■ WHAT YOU NEED TO DO ■
Repeat only what lies from the line with "Write the Plotly code for this chart." to the line with "[70, 75, 80, 85, 90, 95]]", those two lines included, exactly as it stands; omit any images.

■ DATA TO USE ■
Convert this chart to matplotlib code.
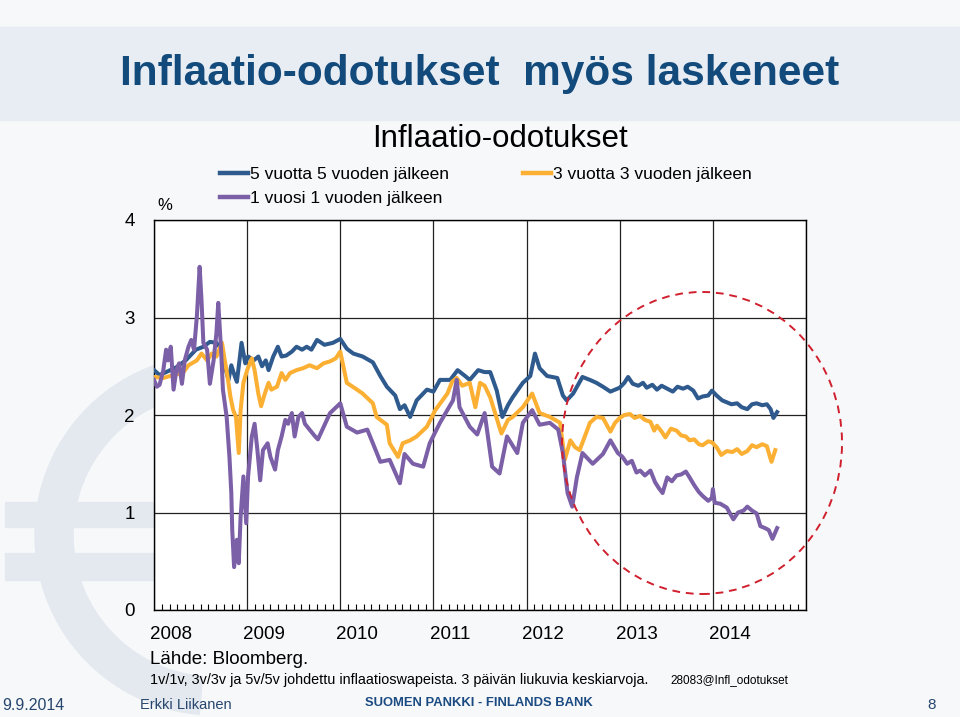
import numpy as np
import matplotlib
matplotlib.use('Agg')
import matplotlib.pyplot as plt
from matplotlib.patches import Ellipse, Wedge, Rectangle
from matplotlib.lines import Line2D
from matplotlib.transforms import IdentityTransform, blended_transform_factory
from matplotlib.ticker import MultipleLocator

plt.rcParams['font.family'] = ['Liberation Sans', 'DejaVu Sans']

# 5v/5v
t_5v5v = [2008.00, 2008.06, 2008.13, 2008.24, 2008.34, 2008.45, 2008.53, 2008.60, 2008.67, 2008.73,
          2008.76, 2008.80, 2008.83, 2008.87, 2008.89, 2008.94, 2008.98, 2009.01, 2009.07, 2009.12,
          2009.16, 2009.20, 2009.23, 2009.28, 2009.33, 2009.37, 2009.42, 2009.48, 2009.53, 2009.59,
          2009.64, 2009.69, 2009.75, 2009.83, 2009.92, 2010.00, 2010.07, 2010.14, 2010.24, 2010.35,
          2010.43, 2010.50, 2010.59, 2010.64, 2010.69, 2010.75, 2010.82, 2010.93, 2011.00, 2011.07,
          2011.18, 2011.26, 2011.34, 2011.39, 2011.48, 2011.55, 2011.61, 2011.68, 2011.74, 2011.80,
          2011.85, 2011.96, 2012.04, 2012.09, 2012.14, 2012.22, 2012.33, 2012.39, 2012.43, 2012.50,
          2012.60, 2012.68, 2012.75, 2012.82, 2012.90, 2012.95, 2013.00, 2013.05, 2013.09, 2013.14,
          2013.20, 2013.25, 2013.29, 2013.35, 2013.40, 2013.45, 2013.51, 2013.57, 2013.62, 2013.68,
          2013.73, 2013.79, 2013.84, 2013.89, 2013.95, 2013.99, 2014.04, 2014.10, 2014.15, 2014.20,
          2014.26, 2014.31, 2014.37, 2014.42, 2014.47, 2014.53, 2014.58, 2014.62, 2014.65, 2014.69]
v_5v5v = [2.46, 2.41, 2.44, 2.49, 2.56, 2.67, 2.70, 2.75, 2.74, 2.67,
          2.50, 2.36, 2.51, 2.39, 2.34, 2.74, 2.53, 2.60, 2.56, 2.60,
          2.50, 2.56, 2.46, 2.60, 2.70, 2.60, 2.61, 2.65, 2.70, 2.67,
          2.70, 2.67, 2.77, 2.72, 2.74, 2.78, 2.68, 2.63, 2.60, 2.54,
          2.40, 2.29, 2.20, 2.06, 2.10, 1.98, 2.15, 2.26, 2.24, 2.36,
          2.36, 2.46, 2.40, 2.36, 2.46, 2.44, 2.44, 2.25, 1.98, 2.10,
          2.18, 2.33, 2.40, 2.63, 2.48, 2.40, 2.38, 2.20, 2.15, 2.22,
          2.39, 2.36, 2.33, 2.29, 2.24, 2.26, 2.28, 2.33, 2.39, 2.32,
          2.30, 2.33, 2.28, 2.31, 2.26, 2.30, 2.27, 2.24, 2.29, 2.27,
          2.29, 2.25, 2.17, 2.19, 2.20, 2.25, 2.20, 2.15, 2.13, 2.11,
          2.12, 2.08, 2.06, 2.11, 2.12, 2.10, 2.11, 2.06, 1.97, 2.03]

# 3v/3v
t_3v3v = [2008.00, 2008.10, 2008.21, 2008.31, 2008.37, 2008.46, 2008.51, 2008.57, 2008.62, 2008.67,
          2008.73, 2008.76, 2008.79, 2008.82, 2008.85, 2008.88, 2008.91, 2008.93, 2008.96, 2009.00,
          2009.05, 2009.08, 2009.12, 2009.15, 2009.19, 2009.23, 2009.26, 2009.32, 2009.37, 2009.41,
          2009.46, 2009.53, 2009.60, 2009.67, 2009.75, 2009.82, 2009.89, 2009.95, 2010.00, 2010.07,
          2010.18, 2010.24, 2010.35, 2010.39, 2010.50, 2010.53, 2010.62, 2010.67, 2010.75, 2010.82,
          2010.93, 2011.02, 2011.15, 2011.20, 2011.25, 2011.31, 2011.39, 2011.45, 2011.50, 2011.55,
          2011.61, 2011.73, 2011.80, 2011.85, 2011.96, 2012.06, 2012.14, 2012.25, 2012.36, 2012.41,
          2012.47, 2012.52, 2012.57, 2012.68, 2012.75, 2012.82, 2012.90, 2012.95, 2013.00, 2013.05,
          2013.11, 2013.16, 2013.22, 2013.27, 2013.33, 2013.37, 2013.40, 2013.45, 2013.49, 2013.55,
          2013.61, 2013.66, 2013.71, 2013.75, 2013.80, 2013.85, 2013.89, 2013.95, 2013.99, 2014.04,
          2014.09, 2014.15, 2014.21, 2014.26, 2014.31, 2014.37, 2014.42, 2014.47, 2014.53, 2014.58,
          2014.61, 2014.63, 2014.67]
v_3v3v = [2.39, 2.38, 2.41, 2.43, 2.51, 2.56, 2.63, 2.56, 2.63, 2.60,
          2.74, 2.56, 2.39, 2.19, 2.05, 1.98, 1.61, 2.05, 2.33, 2.46,
          2.58, 2.46, 2.22, 2.09, 2.22, 2.33, 2.26, 2.29, 2.43, 2.36,
          2.43, 2.46, 2.48, 2.51, 2.48, 2.53, 2.55, 2.58, 2.65, 2.33,
          2.26, 2.22, 2.12, 1.98, 1.90, 1.71, 1.57, 1.71, 1.74, 1.78,
          1.88, 2.05, 2.22, 2.34, 2.38, 2.30, 2.33, 2.08, 2.33, 2.30,
          2.18, 1.81, 1.95, 1.98, 2.08, 2.22, 2.02, 1.98, 1.92, 1.54,
          1.74, 1.67, 1.64, 1.92, 1.98, 1.97, 1.83, 1.92, 1.97, 2.00,
          2.01, 1.97, 1.99, 1.95, 1.93, 1.84, 1.89, 1.83, 1.77, 1.86,
          1.84, 1.79, 1.78, 1.74, 1.75, 1.70, 1.69, 1.73, 1.72, 1.67,
          1.59, 1.63, 1.62, 1.65, 1.60, 1.63, 1.69, 1.67, 1.70, 1.68,
          1.58, 1.52, 1.64]

# 1v/1v
t_1v1v = [2008.00, 2008.03, 2008.06, 2008.10, 2008.13, 2008.15, 2008.18, 2008.21, 2008.24, 2008.27,
          2008.30, 2008.33, 2008.37, 2008.40, 2008.43, 2008.46, 2008.49, 2008.51, 2008.53, 2008.57,
          2008.60, 2008.64, 2008.67, 2008.69, 2008.72, 2008.74, 2008.78, 2008.81, 2008.83, 2008.84,
          2008.86, 2008.89, 2008.91, 2008.93, 2008.96, 2008.99, 2009.01, 2009.05, 2009.08, 2009.11,
          2009.14, 2009.17, 2009.22, 2009.25, 2009.30, 2009.33, 2009.37, 2009.41, 2009.44, 2009.48,
          2009.51, 2009.55, 2009.59, 2009.62, 2009.67, 2009.73, 2009.76, 2009.89, 2010.00, 2010.07,
          2010.18, 2010.29, 2010.35, 2010.43, 2010.53, 2010.64, 2010.69, 2010.78, 2010.89, 2010.96,
          2011.07, 2011.21, 2011.25, 2011.28, 2011.39, 2011.47, 2011.55, 2011.63, 2011.71, 2011.79,
          2011.90, 2011.96, 2012.06, 2012.14, 2012.25, 2012.34, 2012.39, 2012.44, 2012.49, 2012.54,
          2012.60, 2012.71, 2012.82, 2012.90, 2012.98, 2013.03, 2013.08, 2013.13, 2013.18, 2013.22,
          2013.27, 2013.33, 2013.38, 2013.42, 2013.46, 2013.51, 2013.56, 2013.61, 2013.66, 2013.71,
          2013.75, 2013.80, 2013.85, 2013.89, 2013.95, 2013.99, 2014.00, 2014.02, 2014.08, 2014.15,
          2014.19, 2014.22, 2014.27, 2014.33, 2014.37, 2014.42, 2014.47, 2014.51, 2014.56, 2014.60,
          2014.64, 2014.69]
v_1v1v = [2.36, 2.29, 2.31, 2.46, 2.67, 2.56, 2.70, 2.26, 2.46, 2.53,
          2.32, 2.56, 2.70, 2.77, 2.67, 3.01, 3.52, 3.18, 2.74, 2.67,
          2.32, 2.56, 2.84, 3.15, 2.67, 2.26, 1.98, 1.57, 1.20, 0.82,
          0.44, 0.72, 0.48, 0.96, 1.37, 0.89, 1.37, 1.78, 1.91, 1.64,
          1.33, 1.64, 1.71, 1.57, 1.44, 1.64, 1.78, 1.95, 1.91, 2.02,
          1.78, 1.98, 2.02, 1.91, 1.85, 1.78, 1.75, 2.02, 2.12, 1.88,
          1.82, 1.85, 1.71, 1.52, 1.54, 1.30, 1.60, 1.50, 1.47, 1.71,
          1.92, 2.15, 2.36, 2.08, 1.88, 1.80, 2.02, 1.47, 1.40, 1.78,
          1.61, 1.92, 2.05, 1.90, 1.92, 1.85, 1.61, 1.20, 1.06, 1.36,
          1.61, 1.50, 1.60, 1.74, 1.61, 1.57, 1.50, 1.53, 1.41, 1.43,
          1.38, 1.43, 1.31, 1.25, 1.20, 1.36, 1.32, 1.38, 1.39, 1.42,
          1.36, 1.28, 1.21, 1.17, 1.12, 1.15, 1.24, 1.10, 1.09, 1.05,
          0.98, 0.93, 1.00, 1.02, 1.06, 1.02, 0.99, 0.86, 0.84, 0.82,
          0.73, 0.84]

years = [2008, 2009, 2010, 2011, 2012, 2013, 2014]
labels = ['5 vuotta 5 vuoden jälkeen', '1 vuosi 1 vuoden jälkeen', '3 vuotta 3 vuoden jälkeen']
c_blue = '#2f5a8e'
c_orange = '#fbb034'
c_purple = '#7b5fa7'

fig = plt.figure(figsize=(9.6, 7.17), dpi=100)
fig.patch.set_facecolor('#f7f8fa')
ident = IdentityTransform()

# background band and euro sign (pixel coords from bottom-left)
bg = '#e4e9f0'
fig.patches.append(Rectangle((0, 717 - 120), 960, 93, transform=ident, color='#e8edf3', zorder=-2))
fig.patches.append(Wedge((215, 717 - 535), 180, 95, 265, width=38, transform=ident, color=bg, zorder=-2))
fig.patches.append(Rectangle((5, 717 - 527), 150, 25, transform=ident, color=bg, zorder=-2))
fig.patches.append(Rectangle((5, 717 - 580), 150, 27, transform=ident, color=bg, zorder=-2))

ax = fig.add_axes([154 / 960, 1 - 610 / 717, 652 / 960, 390 / 717])
ax.set_zorder(1)
ax.set_facecolor('white')
lw = 2.9
ax.plot(t_5v5v, v_5v5v, color=c_blue, lw=lw, solid_joinstyle='round', zorder=3)
ax.plot(t_3v3v, v_3v3v, color=c_orange, lw=lw, solid_joinstyle='round', zorder=4)
ax.plot(t_1v1v, v_1v1v, color=c_purple, lw=lw, solid_joinstyle='round', zorder=5)

ax.set_xlim(2008, 2015)
ax.set_ylim(0, 4)
ax.set_xticks(range(2008, 2016))
ax.xaxis.set_minor_locator(MultipleLocator(1 / 12))
ax.set_xticklabels([])
ax.tick_params(axis='x', which='major', length=0)
ax.tick_params(axis='x', which='minor', direction='in', length=4, width=0.8, color='black')
ax.set_yticks([0, 1, 2, 3, 4])
ax.tick_params(axis='y', length=0, pad=14, labelsize=13.5)
ax.grid(True, which='major', color='#222222', lw=0.9)
for s in ax.spines.values():
    s.set_color('black')
    s.set_linewidth(1.0)

tr = blended_transform_factory(ax.transData, ax.transAxes)
for y in years:
    ax.text(y + 0.18, -0.062, str(y), transform=tr, ha='center', va='center', fontsize=13.5)

# titles
fig.text(480 / 960, 1 - 74 / 717, 'Inflaatio-odotukset  myös laskeneet', fontweight='bold',
         fontsize=30.5, color='#124a7c', ha='center', va='center')
fig.text(500 / 960, 1 - 139 / 717, 'Inflaatio-odotukset', fontsize=22.5, ha='center', va='center')
fig.text(165 / 960, 1 - 205 / 717, '%', fontsize=12, ha='center', va='center')

handles = [Line2D([0], [0], color=c_blue, lw=3.2),
           Line2D([0], [0], color=c_purple, lw=3.2),
           Line2D([0], [0], color=c_orange, lw=3.2)]
fig.legend(handles, labels, ncol=2, loc='upper left', bbox_to_anchor=(220 / 960, 1 - 167 / 717),
           frameon=False, fontsize=12.5, handlelength=1.6, handletextpad=0.1,
           columnspacing=4.3, labelspacing=0.5, borderpad=0, borderaxespad=0)

# red dashed circle
fig.patches.append(Ellipse((702 / 960, 1 - 443 / 717), 280 / 960, 302 / 717, transform=fig.transFigure,
                           fill=False, ec='#d0202e', lw=1.4, ls=(0, (4, 3)), zorder=10))

# footer
fig.text(150 / 960, 1 - 659 / 717, 'Lähde: Bloomberg.', fontsize=13.5, va='center')
fig.text(150 / 960, 1 - 680 / 717,
         '1v/1v, 3v/3v ja 5v/5v johdettu inflaatioswapeista. 3 päivän liukuvia keskiarvoja.',
         fontsize=10.4, va='center')
fig.text(670 / 960, 1 - 680 / 717, '28083@Infl_odotukset', fontsize=8.5, va='center')
fig.text(2 / 960, 1 - 705 / 717, '9.9.2014', fontsize=11.5, color='#26466d', va='center')
fig.text(140 / 960, 1 - 705 / 717, 'Erkki Liikanen', fontsize=10.5, color='#26466d', va='center')
fig.text(479 / 960, 1 - 703 / 717, 'SUOMEN PANKKI - FINLANDS BANK', fontsize=9.4, fontweight='bold',
         color='#1b4b82', ha='center', va='center')
fig.text(932 / 960, 1 - 705 / 717, '8', fontsize=11, color='#26466d', ha='center', va='center')

fig.savefig('out.png', dpi=100, facecolor=fig.get_facecolor())
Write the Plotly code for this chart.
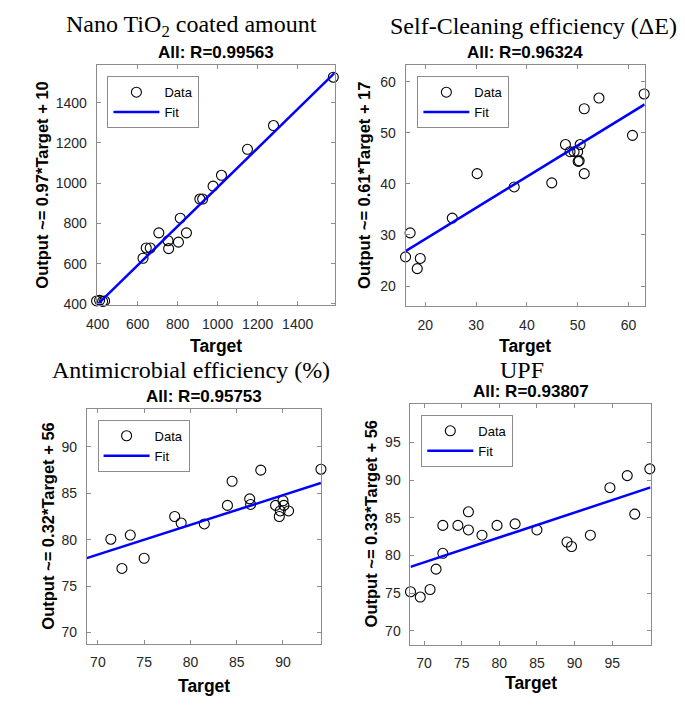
import plotly.graph_objects as go

# ---------------- data ----------------
# Panel 1: Nano TiO2 coated amount
tio2_target = [395, 410, 425, 435, 627, 643, 663, 706, 752, 755, 804, 813, 844, 911, 925, 977, 1019, 1149, 1279, 1578]
tio2_output = [415, 418, 413, 415, 627, 678, 678, 753, 714, 675, 707, 826, 753, 921, 921, 985, 1039, 1168, 1286, 1526]

# Panel 2: Self-Cleaning efficiency (dE)
sc_target = [16.1, 17.0, 18.4, 19.0, 25.3, 30.2, 37.5, 44.9, 47.6, 48.5, 49.3, 50.0, 50.1, 50.3, 50.5, 51.3, 51.3, 54.2, 60.8, 63.1]
sc_output = [25.7, 30.4, 23.4, 25.4, 33.3, 42.0, 39.4, 40.2, 47.7, 46.3, 46.3, 46.3, 44.4, 44.5, 47.7, 54.7, 42.0, 56.8, 49.5, 57.6]

# Panel 3: Antimicrobial efficiency (%)
am_target = [68.7, 71.4, 72.6, 73.5, 75.0, 78.3, 79.0, 81.5, 84.0, 84.5, 86.4, 86.5, 87.6, 89.2, 89.6, 89.7, 90.0, 90.1, 90.6, 94.1]
am_output = [77.9, 80.05, 76.9, 80.5, 78.0, 82.5, 81.8, 81.7, 83.7, 86.3, 84.4, 83.8, 87.5, 83.7, 82.5, 83.1, 84.2, 83.7, 83.1, 87.6]

# Panel 4: UPF
upf_target = [68.2, 69.5, 70.8, 71.6, 72.5, 72.5, 74.5, 75.9, 75.9, 77.7, 79.7, 82.1, 85.0, 89.0, 89.6, 92.1, 94.7, 97.0, 98.0, 100.0]
upf_output = [75.2, 74.5, 75.5, 78.2, 80.3, 84.0, 84.0, 83.4, 85.8, 82.7, 84.0, 84.2, 83.4, 81.8, 81.2, 82.7, 89.0, 90.6, 85.5, 91.5]

main_titles = ["Nano TiO<sub>2</sub> coated amount", "Self-Cleaning efficiency (ΔE)",
               "Antimicrobial efficiency (%)", "UPF"]
r_titles = ["All: R=0.99563", "All: R=0.96324", "All: R=0.95753", "All: R=0.93807"]
y_titles = ["Output ~= 0.97*Target + 10", "Output ~= 0.61*Target + 17",
            "Output ~= 0.32*Target + 56", "Output ~= 0.33*Target + 56"]
fit_slope = [0.97, 0.61, 0.32, 0.33]
fit_intercept = [10, 17, 56, 56]
limits = [[395, 1585], [16.1, 63.2], [68.8, 94.1], [68.2, 100.1]]
tickvals = [[400, 600, 800, 1000, 1200, 1400],
            [20, 30, 40, 50, 60],
            [70, 75, 80, 85, 90],
            [70, 75, 80, 85, 90, 95]]

targets = [tio2_target, sc_target, am_target, upf_target]
outputs = [tio2_output, sc_output, am_output, upf_output]

# ---------------- layout geometry (pixels) ----------------
W, H = 685, 708
# axes boxes: x0, x1, y0(top), y1(bottom)
boxes = [(87, 329, 66, 308), (401, 644, 66, 309), (77, 315, 413, 650), (406, 650, 408, 651)]
legend_pos = [(98, 77), (413, 77), (88, 424), (417, 419)]
main_title_pos = [(183, 26), (531, 26), (183, 374), (519, 374)]
r_title_pos = [(208, 53), (522, 53), (196, 400), (528, 395)]
ytitle_x = [32, 358, 38, 366]
xtitle_y = [349, 349, 693, 690]

fig = go.Figure()
FRAME = "#8c8c8c"
TXT = "#262626"

for i in range(4):
    sfx = "" if i == 0 else str(i + 1)
    leg = "legend" if i == 0 else f"legend{i + 1}"
    xa = f"x{sfx}"
    ya = f"y{sfx}"
    fig.add_trace(go.Scatter(
        x=targets[i], y=outputs[i], mode="markers", name="Data",
        marker=dict(symbol="circle-open", size=10, color="black", line=dict(width=1.1, color="black")),
        xaxis=xa, yaxis=ya, legend=leg, cliponaxis=False))
    lo, hi = limits[i]
    fx = [lo, hi]
    fy = [fit_slope[i] * v + fit_intercept[i] for v in fx]
    fig.add_trace(go.Scatter(
        x=fx, y=fy, mode="lines", name="Fit",
        line=dict(color="#0000ff", width=2.5),
        xaxis=xa, yaxis=ya, legend=leg))

    x0, x1, yt, yb = boxes[i]
    axis_common = dict(
        range=limits[i], tickvals=tickvals[i], ticks="inside", ticklen=4,
        tickcolor=FRAME, showline=True, linecolor=FRAME, linewidth=1, mirror="ticks",
        showgrid=False, zeroline=False, ticklabelstandoff=6,
        tickfont=dict(family="Arial, Liberation Sans", size=14, color=TXT))
    fig.layout[f"xaxis{sfx}"] = dict(axis_common, domain=[x0 / W, x1 / W], anchor=ya)
    fig.layout[f"yaxis{sfx}"] = dict(axis_common, domain=[1 - yb / H, 1 - yt / H], anchor=xa)

    lx, ly = legend_pos[i]
    fig.layout[leg] = dict(
        x=lx / W, y=1 - ly / H, xanchor="left", yanchor="top", xref="paper", yref="paper",
        bgcolor="white", bordercolor=FRAME, borderwidth=1,
        font=dict(family="Arial, Liberation Sans", size=13, color="black"),
        itemwidth=46, tracegroupgap=0)

    # titles
    mx, my = main_title_pos[i]
    fig.add_annotation(text=main_titles[i], x=mx / W, y=1 - my / H, xref="paper", yref="paper",
                       showarrow=False, xanchor="center", yanchor="middle",
                       font=dict(family="Liberation Serif, Times New Roman", size=24, color="black"))
    rx, ry = r_title_pos[i]
    fig.add_annotation(text="<b>" + r_titles[i] + "</b>", x=rx / W, y=1 - ry / H, xref="paper", yref="paper",
                       showarrow=False, xanchor="center", yanchor="middle",
                       font=dict(family="Arial, Liberation Sans", size=17, color="black"))
    fig.add_annotation(text="<b>" + y_titles[i] + "</b>", x=ytitle_x[i] / W, y=1 - ((yt + yb) / 2) / H,
                       xref="paper", yref="paper", showarrow=False, textangle=-90,
                       xanchor="center", yanchor="middle",
                       font=dict(family="Arial, Liberation Sans", size=16.5, color="black"))
    fig.add_annotation(text="<b>Target</b>", x=((x0 + x1) / 2) / W, y=1 - xtitle_y[i] / H,
                       xref="paper", yref="paper", showarrow=False, xanchor="center", yanchor="middle",
                       font=dict(family="Arial, Liberation Sans", size=17.5, color="black"))

fig.update_layout(width=W, height=H, margin=dict(l=0, r=0, t=0, b=0),
                  paper_bgcolor="white", plot_bgcolor="white", showlegend=True)

fig.write_html("out.html", config={"displayModeBar": False},
               post_script="document.body.style.margin='0px';document.body.style.padding='0px';")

■ COMPLETE OUTPUT ■
Write the Plotly code for this chart.
import plotly.graph_objects as go

# ---------------- data ----------------
# Panel 1: Nano TiO2 coated amount
tio2_target = [395, 410, 425, 435, 627, 643, 663, 706, 752, 755, 804, 813, 844, 911, 925, 977, 1019, 1149, 1279, 1578]
tio2_output = [415, 418, 413, 415, 627, 678, 678, 753, 714, 675, 707, 826, 753, 921, 921, 985, 1039, 1168, 1286, 1526]

# Panel 2: Self-Cleaning efficiency (dE)
sc_target = [16.1, 17.0, 18.4, 19.0, 25.3, 30.2, 37.5, 44.9, 47.6, 48.5, 49.3, 50.0, 50.1, 50.3, 50.5, 51.3, 51.3, 54.2, 60.8, 63.1]
sc_output = [25.7, 30.4, 23.4, 25.4, 33.3, 42.0, 39.4, 40.2, 47.7, 46.3, 46.3, 46.3, 44.4, 44.5, 47.7, 54.7, 42.0, 56.8, 49.5, 57.6]

# Panel 3: Antimicrobial efficiency (%)
am_target = [68.7, 71.4, 72.6, 73.5, 75.0, 78.3, 79.0, 81.5, 84.0, 84.5, 86.4, 86.5, 87.6, 89.2, 89.6, 89.7, 90.0, 90.1, 90.6, 94.1]
am_output = [77.9, 80.05, 76.9, 80.5, 78.0, 82.5, 81.8, 81.7, 83.7, 86.3, 84.4, 83.8, 87.5, 83.7, 82.5, 83.1, 84.2, 83.7, 83.1, 87.6]

# Panel 4: UPF
upf_target = [68.2, 69.5, 70.8, 71.6, 72.5, 72.5, 74.5, 75.9, 75.9, 77.7, 79.7, 82.1, 85.0, 89.0, 89.6, 92.1, 94.7, 97.0, 98.0, 100.0]
upf_output = [75.2, 74.5, 75.5, 78.2, 80.3, 84.0, 84.0, 83.4, 85.8, 82.7, 84.0, 84.2, 83.4, 81.8, 81.2, 82.7, 89.0, 90.6, 85.5, 91.5]

main_titles = ["Nano TiO<sub>2</sub> coated amount", "Self-Cleaning efficiency (ΔE)",
               "Antimicrobial efficiency (%)", "UPF"]
r_titles = ["All: R=0.99563", "All: R=0.96324", "All: R=0.95753", "All: R=0.93807"]
y_titles = ["Output ~= 0.97*Target + 10", "Output ~= 0.61*Target + 17",
            "Output ~= 0.32*Target + 56", "Output ~= 0.33*Target + 56"]
fit_slope = [0.97, 0.61, 0.32, 0.33]
fit_intercept = [10, 17, 56, 56]
limits = [[395, 1585], [16.1, 63.2], [68.8, 94.1], [68.2, 100.1]]
tickvals = [[400, 600, 800, 1000, 1200, 1400],
            [20, 30, 40, 50, 60],
            [70, 75, 80, 85, 90],
            [70, 75, 80, 85, 90, 95]]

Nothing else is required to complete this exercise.